Bahia Drake to Golfito - approx 70 nm
We expected this to be the riskiest part of the voyage.
Not only did we have to go out by Isla del Canos, reputed to
be the place most often struck by lightning in all of Central
America, but we would be rounding the Osa Penisula, which from the
charts looked like we could expect quite a bit of a "point effect"
(i.e. stronger winds, confused seas and currents) as we came
around this point. We would get to pass places called
Punta LLorna, which in Spanish means "She Who Cries", but
which actually refers to a tale of warning, something like
the Boogie Man ("Watch out or La Llorona will get you!"), and
Punta Salsipuedes, which means "Leave If You Can" lol.
So we were understandably concerned about this little stretch
However, as it turned out, probably due to our spot-on
weather checking and passage-making strategy, by leaving
at 4:00 am, we had absolutely no problem on the leg.

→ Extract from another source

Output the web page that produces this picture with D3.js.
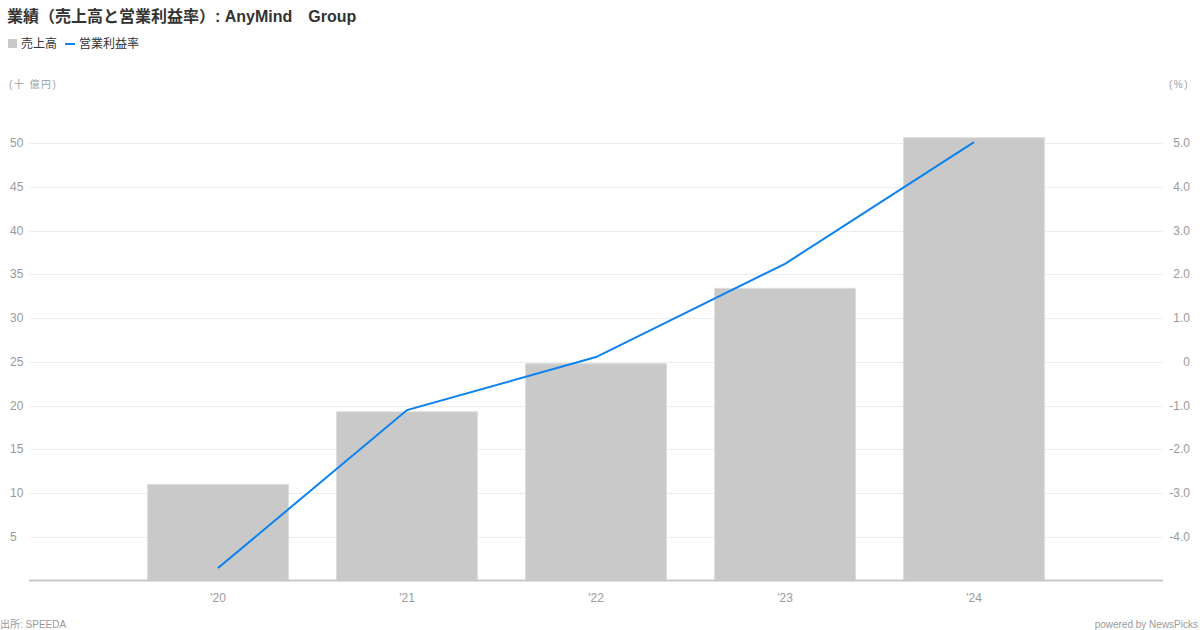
<!DOCTYPE html>
<html><head><meta charset="utf-8">
<script src="https://cdn.jsdelivr.net/npm/d3@7"></script>
<style>
body{margin:0;background:#fff;}
text{font-family:"Liberation Sans","Noto Sans CJK JP",sans-serif;}
</style></head>
<body><svg id="c" width="1200" height="630"></svg>
<script>
const categories = ["'20","'21","'22","'23","'24"];
const sales = [11.0, 19.3, 24.8, 33.4, 50.6];
const margin = [-4.71, -1.10, 0.11, 2.24, 5.02];
const leftTicks = [5,10,15,20,25,30,35,40,45,50];
const rightTicks = [-4,-3,-2,-1,0,1,2,3,4,5];

const svg = d3.select("#c");
const x0 = 29, x1 = 1163, yTop = 143, yBase = 580.8;
const yL = d3.scaleLinear().domain([0,50]).range([yBase, yTop]);
const yR = d3.scaleLinear().domain([-5,5]).range([yBase, yTop]);
const x = d3.scalePoint().domain(["_s", ...categories, "_e"]).range([x0, x1]);
const step = x.step();
const bw = step * 0.745;

// gridlines
svg.append("g").selectAll("line").data(leftTicks).join("line")
  .attr("x1", x0).attr("x2", x1)
  .attr("y1", d => Math.round(yL(d))+0.5).attr("y2", d => Math.round(yL(d))+0.5)
  .attr("stroke", "#ececec").attr("stroke-width", 1);

// left labels
svg.append("g").selectAll("text").data(leftTicks).join("text")
  .attr("x", 10).attr("y", d => yL(d)+4)
  .attr("font-size", 12).attr("fill", "#9a9a9a").text(d => d);

// right labels
svg.append("g").selectAll("text").data(rightTicks).join("text")
  .attr("x", 1190).attr("y", d => yR(d)+4).attr("text-anchor", "end")
  .attr("font-size", 12).attr("fill", "#9a9a9a")
  .text(d => d === 0 ? "0" : d3.format(".1f")(d).replace("\u2212", "-"));

// bars
svg.append("g").selectAll("rect").data(categories).join("rect")
  .attr("x", d => x(d) - bw/2).attr("width", bw)
  .attr("y", (d,i) => yL(sales[i])).attr("height", (d,i) => yBase - yL(sales[i]))
  .attr("fill", "#c9c9c9").attr("stroke", "#dcdcdc").attr("stroke-width", 1);

// baseline
svg.append("line").attr("x1", x0).attr("x2", x1).attr("y1", 580.5).attr("y2", 580.5)
  .attr("stroke", "#c8c8c8").attr("stroke-width", 2);

// line
const line = d3.line().x(d => x(d.c)).y(d => yR(d.v));
svg.append("path").datum(categories.map((c,i) => ({c, v: margin[i]})))
  .attr("d", line).attr("fill", "none").attr("stroke", "#0a82f0").attr("stroke-width", 2);

// x labels
svg.append("g").selectAll("text").data(categories).join("text")
  .attr("x", d => x(d)).attr("y", 602).attr("text-anchor", "middle")
  .attr("font-size", 12).attr("fill", "#9a9a9a").text(d => d);

// title
svg.append("text").attr("x", 7).attr("y", 22).attr("font-size", 16).attr("font-weight", "bold")
  .attr("fill", "#333").text("業績（売上高と営業利益率）: AnyMind\u3000Group");

// legend
svg.append("rect").attr("x", 8).attr("y", 39).attr("width", 9).attr("height", 9).attr("fill", "#c9c9c9");
svg.append("text").attr("x", 21).attr("y", 48).attr("font-size", 12).attr("fill", "#333").text("売上高");
svg.append("line").attr("x1", 65).attr("x2", 75).attr("y1", 44).attr("y2", 44).attr("stroke", "#0a82f0").attr("stroke-width", 2);
svg.append("text").attr("x", 79).attr("y", 48).attr("font-size", 12).attr("fill", "#333").text("営業利益率");

// units
svg.append("text").attr("x", 9).attr("y", 88).attr("font-size", 10).attr("fill", "#a0a0a0")
  .attr("letter-spacing", "1.5px").text("(十 億円)");
svg.append("text").attr("x", 1189).attr("y", 88).attr("text-anchor", "end").attr("font-size", 10).attr("fill", "#a0a0a0")
  .attr("letter-spacing", "1.5px").text("(%)");

// footer
svg.append("text").attr("x", 0).attr("y", 628).attr("font-size", 10).attr("fill", "#999").text("出所: SPEEDA");
svg.append("text").attr("x", 1198).attr("y", 628).attr("text-anchor", "end").attr("font-size", 10).attr("fill", "#999").text("powered by NewsPicks");
</script></body></html>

It did not rain at all on the leg and there was
no lightning or thunder to be seen/heard. In fact, it was
sunny and clear the whole way. It was so perfect that when we pulled
into Bahia Golfito, about 2:30 in the afternoon, it also happened to be the best time
to be entering the bay at slack high tide! We lined up
on the range markers and had no problem making the channel
As we pulled into the bay, we contacted Land and Sea
Marina on Channel 16 and were told that they had moorings
available for both us and KETCHIN UP, at the very reasonable price
of $8/day, including free WI-FI, showers, game room, and so on.
After talking to Tim at Land and Sea, we also contacted the Naval
Base and checked in over the radio. A short time later, as we
pulled up to the mooring field, Tim came out in his skiff and helped us
take our mooring, and by 3:00 we were having celebratory beers and shots,
congratulating ourselves on yet another great passage!